## [Stored rows]
——————————
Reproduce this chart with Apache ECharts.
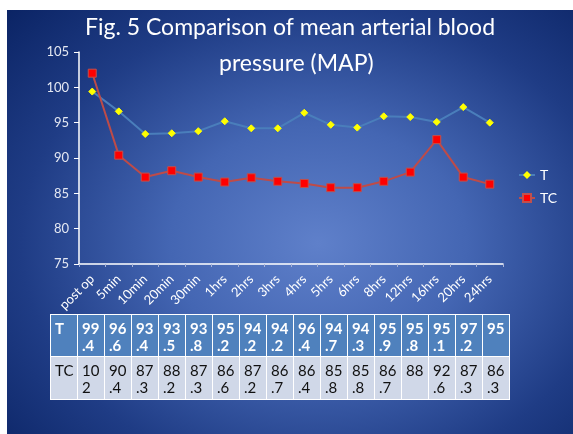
——————————
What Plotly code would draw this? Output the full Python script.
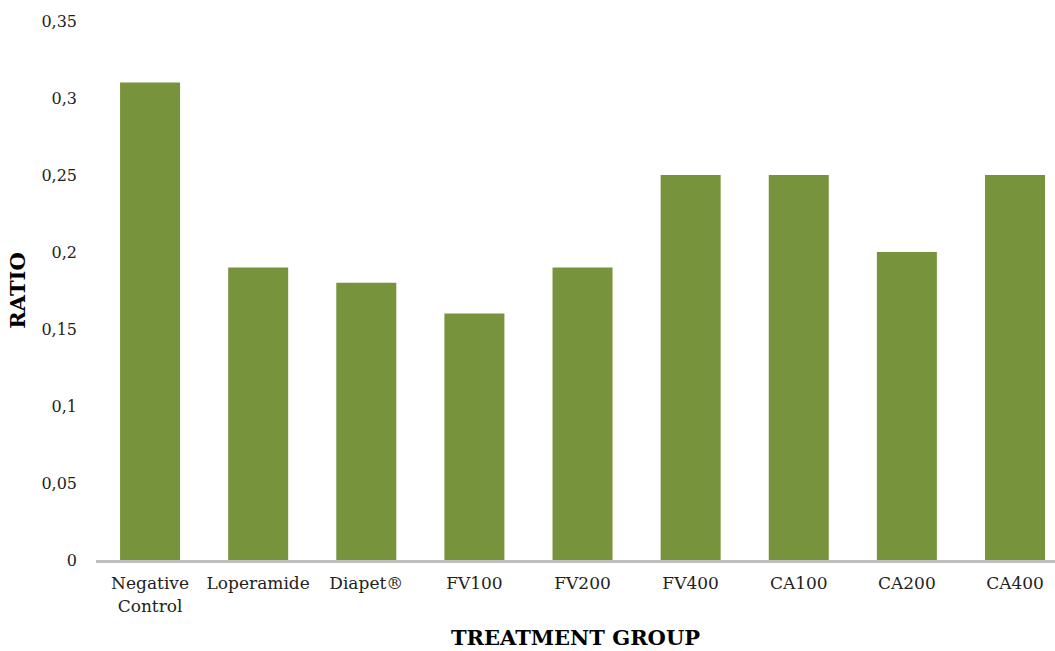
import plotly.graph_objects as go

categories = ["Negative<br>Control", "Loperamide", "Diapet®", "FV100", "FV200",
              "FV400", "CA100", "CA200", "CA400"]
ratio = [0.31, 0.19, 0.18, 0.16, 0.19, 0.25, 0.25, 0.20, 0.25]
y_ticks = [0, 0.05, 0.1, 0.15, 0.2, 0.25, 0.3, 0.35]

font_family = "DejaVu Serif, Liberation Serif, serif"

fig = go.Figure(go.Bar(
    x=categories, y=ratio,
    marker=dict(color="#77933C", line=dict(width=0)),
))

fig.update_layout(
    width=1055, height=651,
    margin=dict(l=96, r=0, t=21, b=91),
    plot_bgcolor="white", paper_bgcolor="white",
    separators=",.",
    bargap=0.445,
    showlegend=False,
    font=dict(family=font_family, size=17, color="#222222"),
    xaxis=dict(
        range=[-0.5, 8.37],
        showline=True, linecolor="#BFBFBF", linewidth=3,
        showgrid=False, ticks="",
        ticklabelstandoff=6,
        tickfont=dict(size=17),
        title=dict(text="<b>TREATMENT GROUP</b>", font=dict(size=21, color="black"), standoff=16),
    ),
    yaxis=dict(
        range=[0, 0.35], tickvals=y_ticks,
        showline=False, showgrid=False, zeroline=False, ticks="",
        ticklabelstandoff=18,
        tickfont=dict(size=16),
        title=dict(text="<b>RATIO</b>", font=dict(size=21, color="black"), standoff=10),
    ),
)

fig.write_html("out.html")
——————————
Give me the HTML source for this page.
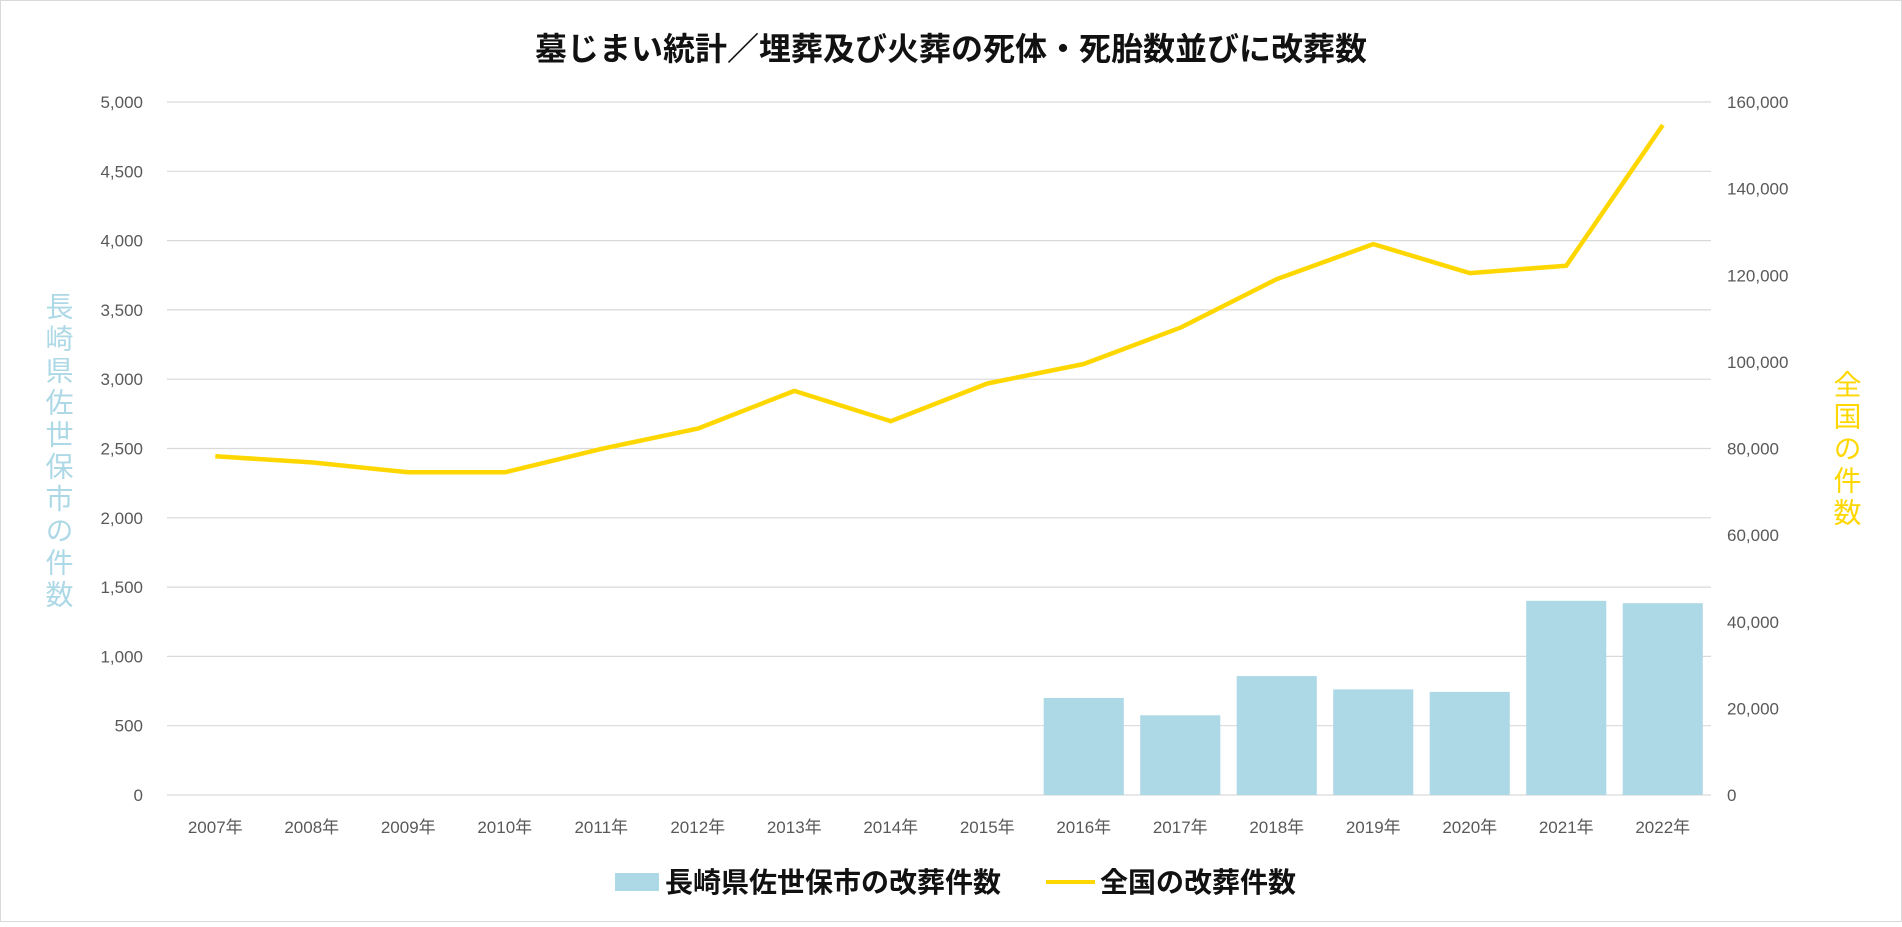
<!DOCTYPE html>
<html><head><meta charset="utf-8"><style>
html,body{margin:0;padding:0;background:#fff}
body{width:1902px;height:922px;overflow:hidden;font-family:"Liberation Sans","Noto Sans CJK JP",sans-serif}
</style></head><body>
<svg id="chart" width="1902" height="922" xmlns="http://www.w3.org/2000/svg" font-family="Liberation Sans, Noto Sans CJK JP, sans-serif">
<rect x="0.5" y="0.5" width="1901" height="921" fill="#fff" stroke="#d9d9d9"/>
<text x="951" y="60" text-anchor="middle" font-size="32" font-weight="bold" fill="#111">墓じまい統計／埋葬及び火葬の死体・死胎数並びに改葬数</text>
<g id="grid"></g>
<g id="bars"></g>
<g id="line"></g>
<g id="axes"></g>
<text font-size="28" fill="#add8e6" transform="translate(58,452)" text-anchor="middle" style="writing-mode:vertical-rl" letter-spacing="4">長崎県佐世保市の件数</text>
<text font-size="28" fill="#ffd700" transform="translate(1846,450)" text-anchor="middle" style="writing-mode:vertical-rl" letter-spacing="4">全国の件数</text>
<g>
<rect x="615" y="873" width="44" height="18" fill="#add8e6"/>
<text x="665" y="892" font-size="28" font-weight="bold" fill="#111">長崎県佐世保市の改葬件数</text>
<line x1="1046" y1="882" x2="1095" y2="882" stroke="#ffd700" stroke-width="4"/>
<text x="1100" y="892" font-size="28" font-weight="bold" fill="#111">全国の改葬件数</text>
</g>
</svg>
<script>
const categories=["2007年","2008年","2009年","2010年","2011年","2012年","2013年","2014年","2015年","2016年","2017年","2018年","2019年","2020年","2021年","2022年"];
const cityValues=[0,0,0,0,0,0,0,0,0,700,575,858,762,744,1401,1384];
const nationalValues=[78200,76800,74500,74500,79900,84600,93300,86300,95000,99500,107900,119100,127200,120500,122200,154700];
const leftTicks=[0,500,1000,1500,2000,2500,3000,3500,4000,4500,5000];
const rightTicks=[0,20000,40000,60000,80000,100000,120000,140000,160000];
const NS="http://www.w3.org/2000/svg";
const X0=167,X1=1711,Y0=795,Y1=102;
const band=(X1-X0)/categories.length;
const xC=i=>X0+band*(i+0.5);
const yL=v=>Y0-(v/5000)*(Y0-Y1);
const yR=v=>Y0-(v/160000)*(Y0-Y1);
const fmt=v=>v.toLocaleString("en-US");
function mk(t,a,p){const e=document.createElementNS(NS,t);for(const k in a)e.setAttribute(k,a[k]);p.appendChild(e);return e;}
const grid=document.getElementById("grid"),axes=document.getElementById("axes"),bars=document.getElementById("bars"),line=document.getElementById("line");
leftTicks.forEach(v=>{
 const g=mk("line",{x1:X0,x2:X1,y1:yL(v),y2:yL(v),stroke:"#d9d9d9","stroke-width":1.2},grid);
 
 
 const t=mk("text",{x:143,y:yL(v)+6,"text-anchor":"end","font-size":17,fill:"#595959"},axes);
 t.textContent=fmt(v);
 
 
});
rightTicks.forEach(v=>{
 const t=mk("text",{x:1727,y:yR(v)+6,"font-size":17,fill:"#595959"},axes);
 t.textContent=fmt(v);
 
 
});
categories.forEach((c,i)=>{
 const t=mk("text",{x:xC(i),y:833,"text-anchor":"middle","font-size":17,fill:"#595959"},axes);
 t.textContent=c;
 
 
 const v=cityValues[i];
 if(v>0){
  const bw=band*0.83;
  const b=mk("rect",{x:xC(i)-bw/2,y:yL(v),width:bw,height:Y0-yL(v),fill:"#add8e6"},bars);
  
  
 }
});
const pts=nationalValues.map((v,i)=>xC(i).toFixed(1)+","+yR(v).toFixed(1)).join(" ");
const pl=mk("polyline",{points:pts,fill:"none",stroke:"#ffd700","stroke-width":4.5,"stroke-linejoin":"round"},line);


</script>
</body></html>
——————————
## [Aim]
Using the records given above, list every line that includes the word "this".

## [Finished answer]
Reproduce this chart with Apache ECharts.
What Plotly code would draw this? Output the full Python script.
Give me the HTML source for this page.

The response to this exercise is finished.